Humanities subject leaders welcome meeting but remain worried about funding, writes Zoe Corbyn

May 8, 2008

Academics remain concerned over the Arts and Humanities Research Council's decision to slash its funding of postgraduate students despite attempts by the council to outline new strategic funding priorities.

The AHRC met with about 100 heads of subject associations last week in an attempt to reassure them over the council's plans to cut research grants, researcher leave and postgraduate funding to deal with a poor settlement in the Comprehensive Spending Review (CSR).

At the meeting, described by some attendees as constructive and helpful, Philip Esler, the AHRC's chief executive, explained that a £12 million cut to postgraduate awards was necessary to preserve the council's budget for strategic research programmes.

He also said he intended to protect the council's government funding levels in the future by moving away from funding individual academics' "monographs" in order to focus on making the AHRC distinctive as a funder of collaborative large-scale research that had an "economic impact".

Shearer West, the AHRC's new director of research, also addressed the meeting, promising to work with academics to interpret the way forward for the next CSR in a manner that was "meaningful" to the sector and "compatible" with the way it did research.

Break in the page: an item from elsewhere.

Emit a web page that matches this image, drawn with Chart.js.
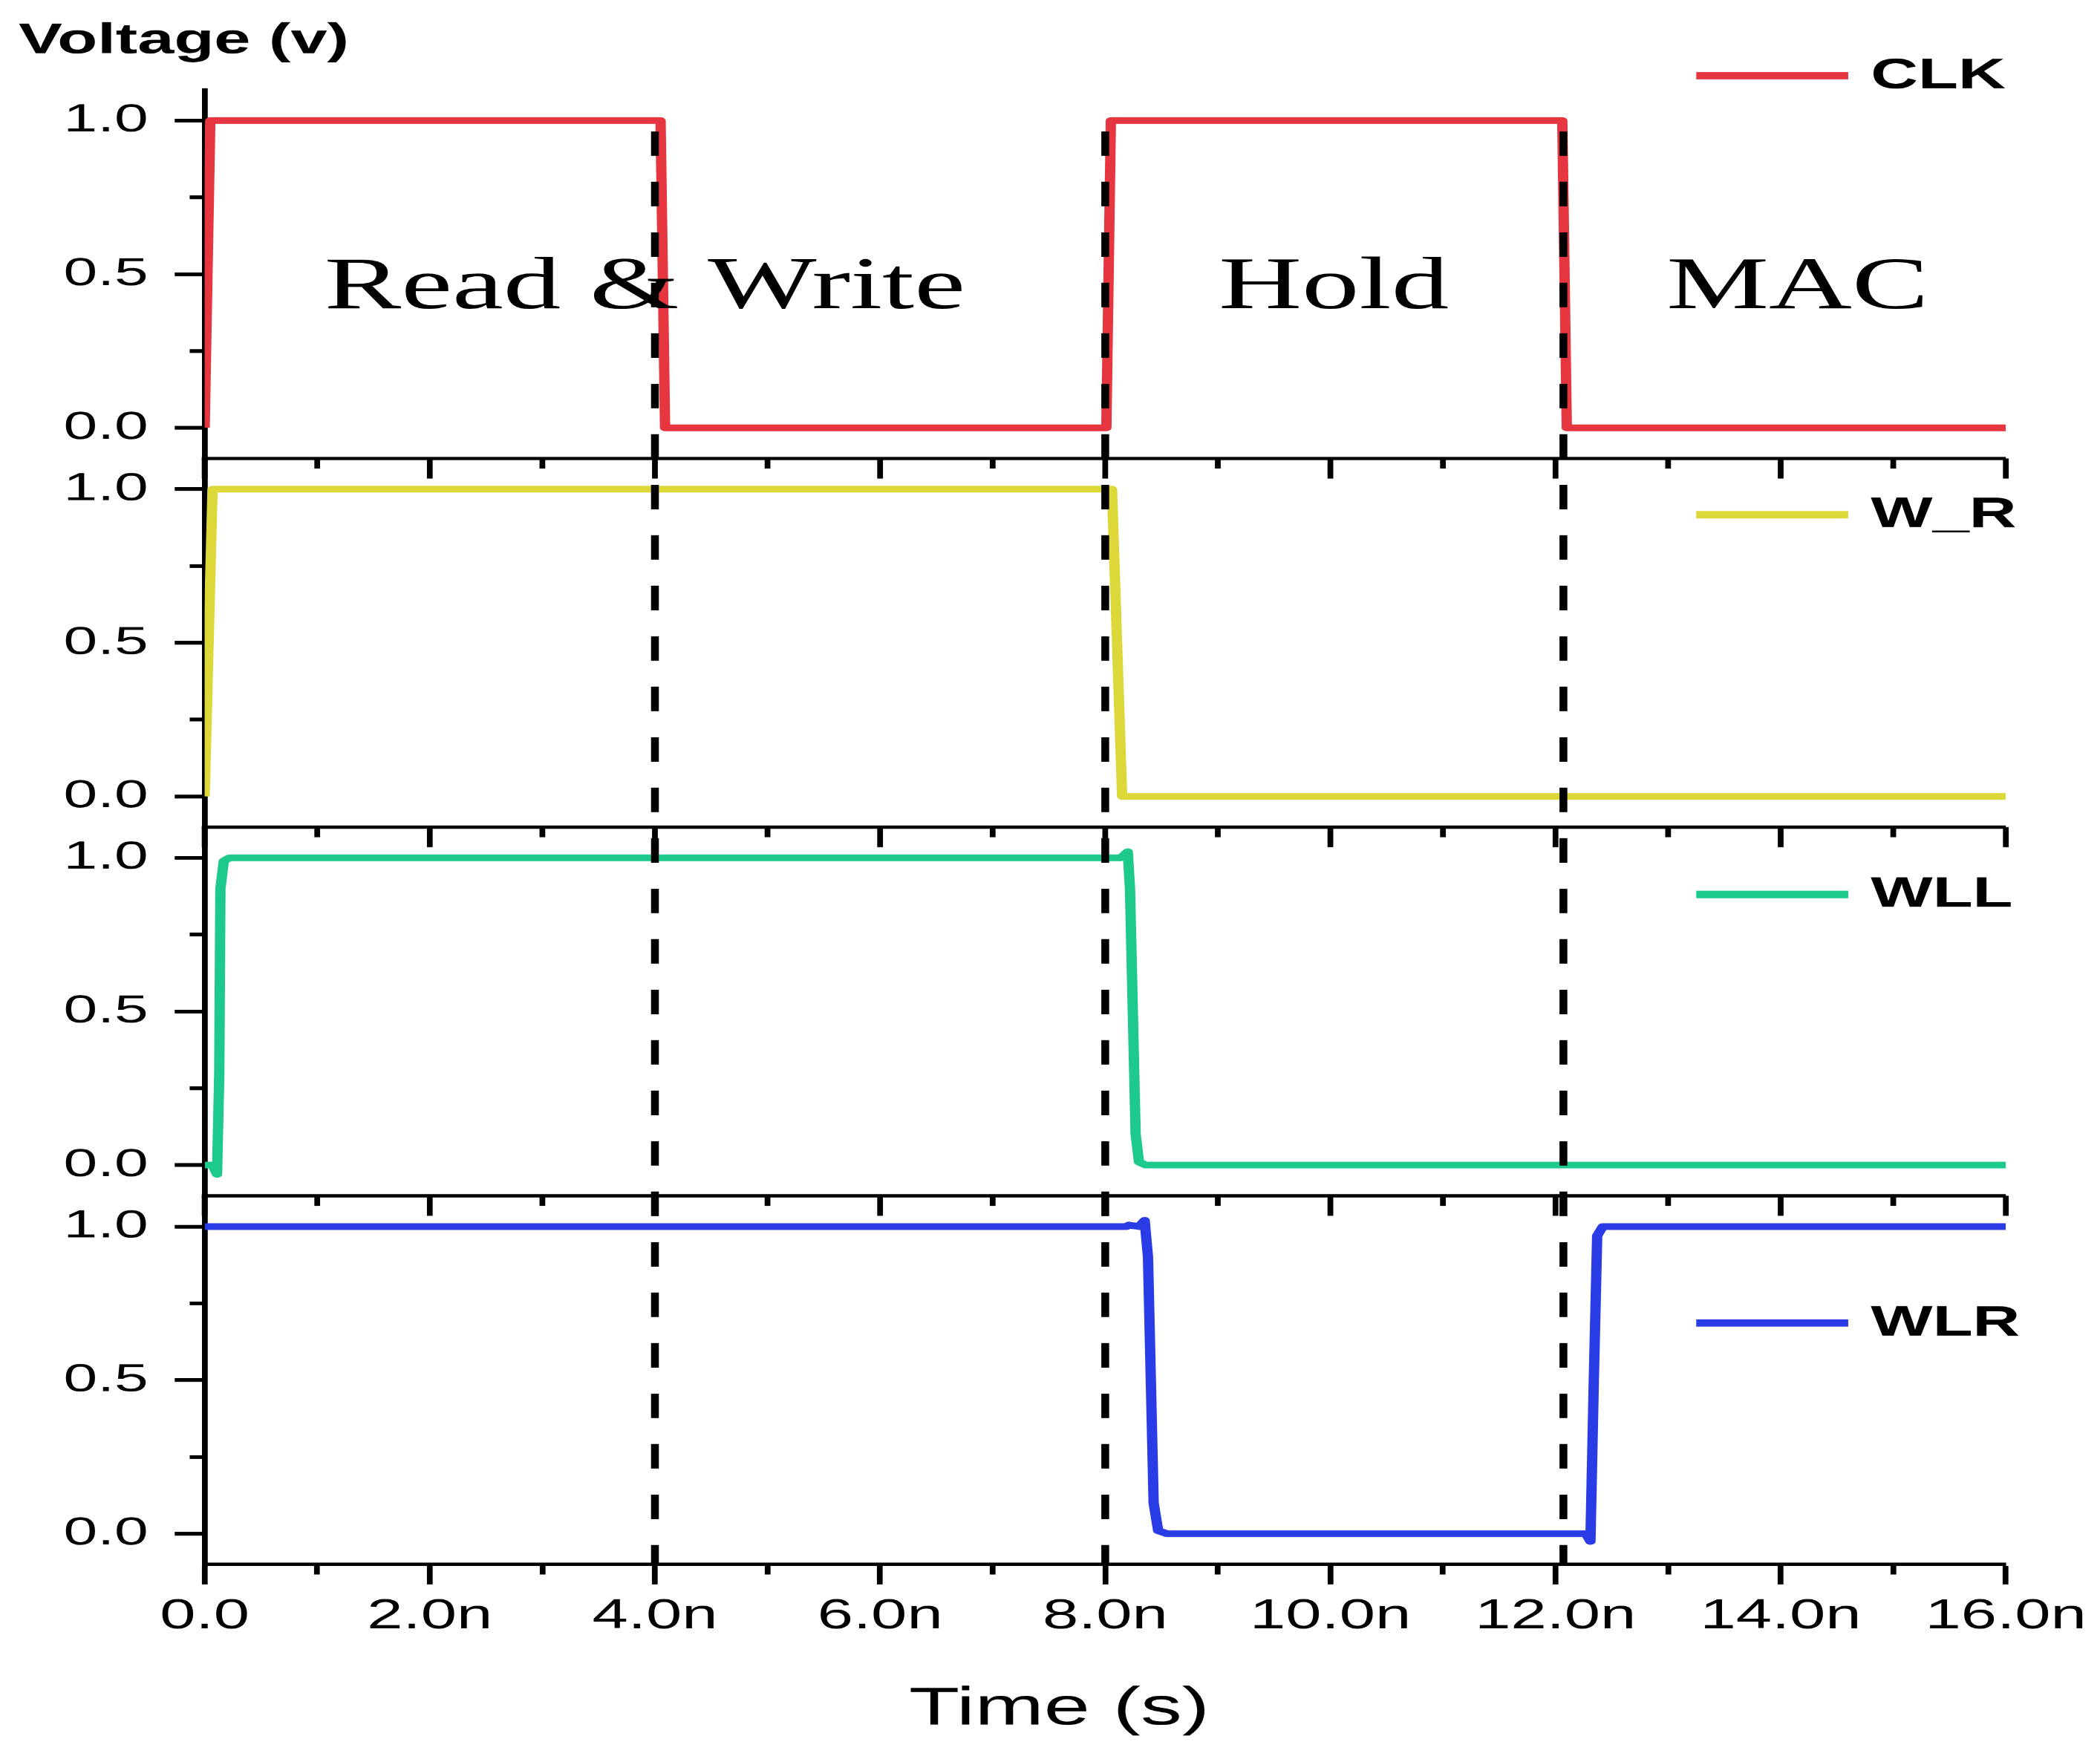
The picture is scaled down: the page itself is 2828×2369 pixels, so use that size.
<!DOCTYPE html>
<html>
<head>
<meta charset="utf-8">
<title>Voltage waveforms</title>
<script src="https://cdn.jsdelivr.net/npm/chart.js@4.4.1/dist/chart.umd.min.js"></script>
<style>
  html, body { margin: 0; padding: 0; background: #fff; overflow: hidden; }
  /* the source figure is stretched sideways, so draw it narrow and widen the whole canvas */
  #wrap { position: absolute; left: 0; top: 0; width: 1825px; height: 2369px; transform: scaleX(1.549589); transform-origin: 0 0; }
</style>
</head>
<body>
<div id="wrap"><canvas id="chart"></canvas></div>
<script>
// time in ns, voltage in V
const clkTime = [0, 0.05, 4.05, 4.09, 8.01, 8.05, 12.06, 12.1, 16];
const clkVolt = [0, 1, 1, 0, 0, 1, 1, 0, 0];

const wrTime = [0, 0.07, 8.06, 8.15, 16];
const wrVolt = [0, 1, 1, 0, 0];

const wllTime = [0, 0.07, 0.11, 0.13, 0.14, 0.17, 0.22, 8.14, 8.2, 8.22, 8.27, 8.3, 8.36, 16];
const wllVolt = [0, 0, -0.03, 0.3, 0.9, 0.99, 1, 1, 1.02, 0.9, 0.1, 0.01, 0, 0];

const wlrTime = [0, 8.19, 8.21, 8.3, 8.35, 8.38, 8.43, 8.47, 8.55, 12.27, 12.31, 12.34, 12.37, 12.42, 16];
const wlrVolt = [1, 1, 1.005, 1, 1.02, 0.9, 0.1, 0.01, 0, 0, -0.025, 0.5, 0.97, 1, 1];

const seriesNames = ['CLK', 'W_R', 'WLL', 'WLR'];
const seriesTimes = [clkTime, wrTime, wllTime, wlrTime];
const seriesVolts = [clkVolt, wrVolt, wllVolt, wlrVolt];
const seriesColors = ['#e6363f', '#dcd83a', '#1ec98c', '#2a3ce6'];

const timeTicks = [0, 1, 2, 3, 4, 5, 6, 7, 8, 9, 10, 11, 12, 13, 14, 15, 16];
const voltTicks = [0, 0.25, 0.5, 0.75, 1.0];

// phase markers (dashed lines) and the words written in the top panel
const phaseBoundaries = [4.0, 8.0, 12.07];
const phaseNames = ['Read & Write', 'Hold', 'MAC'];
const phaseNameTimes = [3.91, 10.03, 14.15];

// where each legend entry sits, in volts of its own panel
const legendLevels = [1.146, 0.917, 0.881, 0.686];

const sans = '"Liberation Sans", Arial, sans-serif';
const serif = '"Liberation Serif", "Times New Roman", serif';
const panelIds = ['y1', 'y2', 'y3', 'y4'];

const isMajorVolt = v => Math.abs(v * 2 - Math.round(v * 2)) < 1e-6;
const isMajorTime = v => v % 2 === 0;

function panelAxis(weight) {
  return {
    type: 'linear',
    position: 'left',
    stack: 'panels',
    stackWeight: 1,
    weight: weight,
    min: -0.1,
    max: 1.1,
    afterBuildTicks: s => { s.ticks = voltTicks.map(v => ({ value: v })); },
    afterFit: s => { s.width = 161.7; s.paddingTop = 0; s.paddingBottom = 0; },
    border: { color: '#000', width: 5 },
    grid: {
      drawOnChartArea: false,
      tickLength: 26,
      tickWidth: 5,
      tickColor: '#000',
      // minor ticks: only the inner half of the mark is inked
      tickBorderDash: c => (c.tick && !isMajorVolt(c.tick.value)) ? [0, 13, 20, 0] : []
    },
    ticks: {
      padding: 23,
      color: '#000',
      font: { family: sans, size: 53 },
      callback: v => isMajorVolt(v) ? v.toFixed(1) : ''
    }
  };
}

function strokeLine(ctx, x1, y1, x2, y2) {
  ctx.beginPath();
  ctx.moveTo(x1, y1);
  ctx.lineTo(x2, y2);
  ctx.stroke();
}

const overlay = {
  id: 'overlay',
  afterDatasetsDraw(chart) {
    const { ctx, chartArea, scales } = chart;
    const x = scales.x;
    ctx.save();

    // separators between the stacked panels, ticks pointing down like the time axis
    ctx.strokeStyle = '#000';
    for (const id of panelIds) {
      const top = scales[id].top;
      if (top <= chartArea.top + 1) continue;
      ctx.lineWidth = 4.5;
      strokeLine(ctx, chartArea.left - 2.5, top, chartArea.right, top);
      ctx.lineWidth = 5;
      for (const t of timeTicks) {
        const px = x.getPixelForValue(t);
        strokeLine(ctx, px, top, px, top + (isMajorTime(t) ? 27 : 13.5));
      }
    }

    // dashed phase boundaries through all panels
    ctx.lineWidth = 6.8;
    ctx.setLineDash([33, 35]);
    const yStart = scales.y1.getPixelForValue(0.965);
    for (const t of phaseBoundaries) {
      const px = x.getPixelForValue(t);
      strokeLine(ctx, px, yStart, px, chartArea.bottom);
    }
    ctx.setLineDash([]);

    // phase names
    ctx.fillStyle = '#000';
    ctx.font = '100px ' + serif;
    ctx.textAlign = 'center';
    ctx.textBaseline = 'alphabetic';
    const baseY = scales.y1.getPixelForValue(0.39);
    phaseNames.forEach((name, i) => {
      ctx.fillText(name, x.getPixelForValue(phaseNameTimes[i]), baseY);
    });

    // one legend entry per panel
    ctx.font = 'bold 57px ' + sans;
    ctx.textAlign = 'left';
    ctx.textBaseline = 'middle';
    seriesNames.forEach((name, i) => {
      const y = scales[panelIds[i]].getPixelForValue(legendLevels[i]);
      ctx.strokeStyle = seriesColors[i];
      ctx.lineWidth = 10;
      strokeLine(ctx, x.getPixelForValue(13.25), y, x.getPixelForValue(14.6), y);
      ctx.fillText(name, x.getPixelForValue(14.8), y + 1);
    });

    ctx.restore();
  }
};

const datasets = seriesNames.map((name, i) => ({
  label: name,
  data: seriesTimes[i].map((t, k) => ({ x: t, y: seriesVolts[i][k] })),
  yAxisID: panelIds[i],
  borderColor: seriesColors[i],
  borderWidth: 9,
  borderJoinStyle: 'round',
  pointRadius: 0,
  tension: 0,
  fill: false
}));

new Chart(document.getElementById('chart'), {
  type: 'line',
  data: { datasets },
  plugins: [overlay],
  options: {
    responsive: true,
    maintainAspectRatio: false,
    devicePixelRatio: 1.55,
    animation: false,
    events: [],
    layout: { padding: { left: 16.1, right: 82.3, top: 0, bottom: 0 } },
    plugins: {
      legend: { display: false },
      tooltip: { enabled: false },
      title: {
        display: true,
        text: 'Voltage (v)',
        align: 'start',
        color: '#000',
        font: { family: sans, size: 57, weight: 'bold' },
        padding: { top: 22, bottom: 30.6 }
      }
    },
    scales: {
      x: {
        type: 'linear',
        position: 'bottom',
        min: 0,
        max: 16,
        afterBuildTicks: s => { s.ticks = timeTicks.map(v => ({ value: v })); },
        afterFit: s => { s.height = 262; s.paddingLeft = 0; s.paddingRight = 0; },
        border: { color: '#000', width: 4.5 },
        grid: {
          drawOnChartArea: false,
          tickLength: 27,
          tickWidth: 5,
          tickColor: '#000',
          tickBorderDash: c => (c.tick && !isMajorTime(c.tick.value)) ? [11.5, 60] : []
        },
        ticks: {
          padding: 10,
          color: '#000',
          autoSkip: false,
          maxRotation: 0,
          minRotation: 0,
          font: { family: sans, size: 56 },
          callback: v => !isMajorTime(v) ? '' : (v === 0 ? '0.0' : v.toFixed(1) + 'n')
        },
        title: {
          display: true,
          text: 'Time (s)' + '\u00a0'.repeat(4),
          color: '#000',
          font: { family: sans, size: 72 },
          padding: { top: 0, bottom: 23 }
        }
      },
      y1: panelAxis(4),
      y2: panelAxis(3),
      y3: panelAxis(2),
      y4: panelAxis(1)
    }
  }
});
</script>
</body>
</html>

She suggested that the "rapid response group" being set up by subject associations to give a voice to their concerns should become a "personal critical friend" rather than the "focus of a civil war".

After the meeting, subject association heads told Times Higher Education they were generally positive that the AHRC was listening.

James Ladyman, who represents the British Society for the Philosophy of Science, said the AHRC "seems to have realised" that it needs to communicate better with its constituency. "If they do that and properly take account of the arguments we put to them, then hopefully they will regain some of the confidence of arts and humanities academics."

But the council was criticised for its poor justification of its cuts to postgraduate funding.

"I got the sense that colleagues remained unhappy and disappointed with this issue and the AHRC's response," said Peter Kitson, representing the English Association.

Professor Ladyman said: "I would ... still like an explanation of the cut in postgraduate funding and why the council didn't defend the distinctive role it has as virtually the only source of funding for postgraduates in the arts and humanities."

He added that the "stage management" of the morning event, where participants were not given the chance to ask direct questions, had not been helpful.

Robin Osborne, representing the Council of University Classical Departments, said the AHRC's new vision for distinctiveness "showed a complete lack of imagination". He also criticised the council for not being open enough about why it wanted to move away from funding monographs.

"Scientists produce papers on the basis of (Higher Education Funding Council for England) QR funding as well as (funding from) the science research councils ... Obviously it isn't the form of the publication that is at issue but the nature of the content."

Professor Kitson added: "Encouraging and supporting the individual scholar working on excellent research is not being done with sufficient vigour (by the AHRC)."

The AHRC also used the meeting to set out plans to develop a new leave scheme for researchers and to ask the community to come forward with ideas for future strategic research programmes.